Rajnath Singh said Assam had been facing illegal migrant problems for several decades and had also witnessed an agitation over the issue during 1979-1985 which led to the signing of the Assam Accord on August 15, 1985.
Dispelling the misgivings about the Bill, he highlighted the discrimination and religious persecution faced by minority communities in those countries.
“They have no place to go to except India. The Bill will provide relief to persecuted migrants who have come through western borders of the country to states such as Gujarat, Rajasthan, Delhi, Madhya Pradesh and others,” he added.
The Bill seeks to enable Hindus, Sikhs, Buddhists, Jains, Parsis and Christians who fled to India from Pakistan, Afghanistan and Bangladesh without valid travel documents or those whose valid documents expired in recent years to acquire Indian citizenship through the process of naturalisation.
The Minister said the Bill would help the migrants facing religious prosecution in the three countries to get Indian citizenship.
He said religious minorities in Pakistan have been facing systematic discrimination and, though the present governments in Afghanistan and Bangladesh were committed to the welfare of the minorities, they have faced problems in the past.

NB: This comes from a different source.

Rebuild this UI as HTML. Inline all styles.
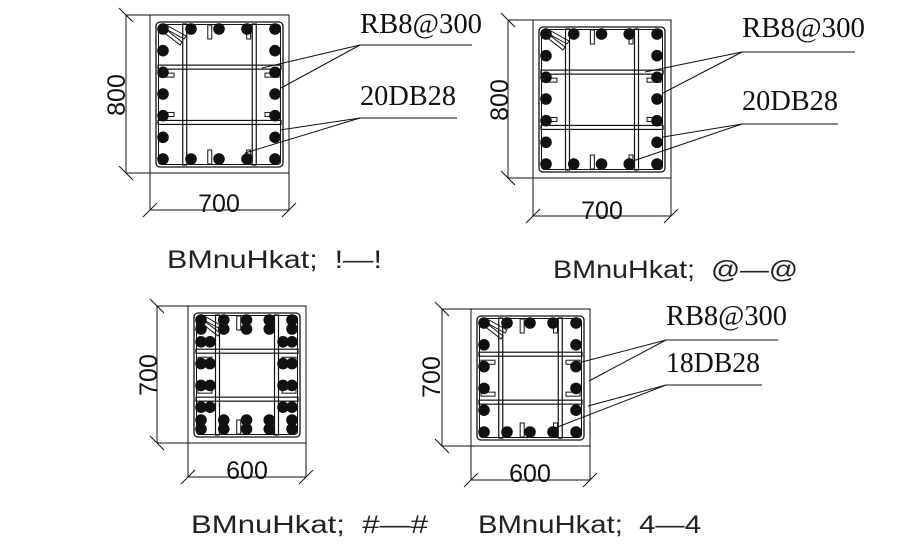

He said no other country except India could have provided interim protection from punitive legal action to minorities facing difficulties in the neighbouring countries.
Rajnath Singh said that the Narendra Modi-led Central government had taken steps to properly implement the provisions of the Assam Accord and was effectively implementing the National Register of Citizens.
“We are committed to completing the process. As I said earlier, no Indian citizen will be excluded.”
The Minister said not much was done over the past 35 years to implement Clause 6 of the Assam Accord which provides for taking steps to promote the social, cultural and linguistic identity of the state. “But our government is committed to it,” he said.
Singh said that the Bill will give Scheduled Tribe (ST) status to six communities in Assam.
The communities that are proposed to be included in the ST category include Koch Rajbongshi, Tai Ahom, Chutia, Moran, Matak and Tea tribes of the state.
He said the Assam government had been making recommendations concerning these communities since 1980 and the Home Ministry had formed a committee in 2016 which gave its recommendations in December 2018.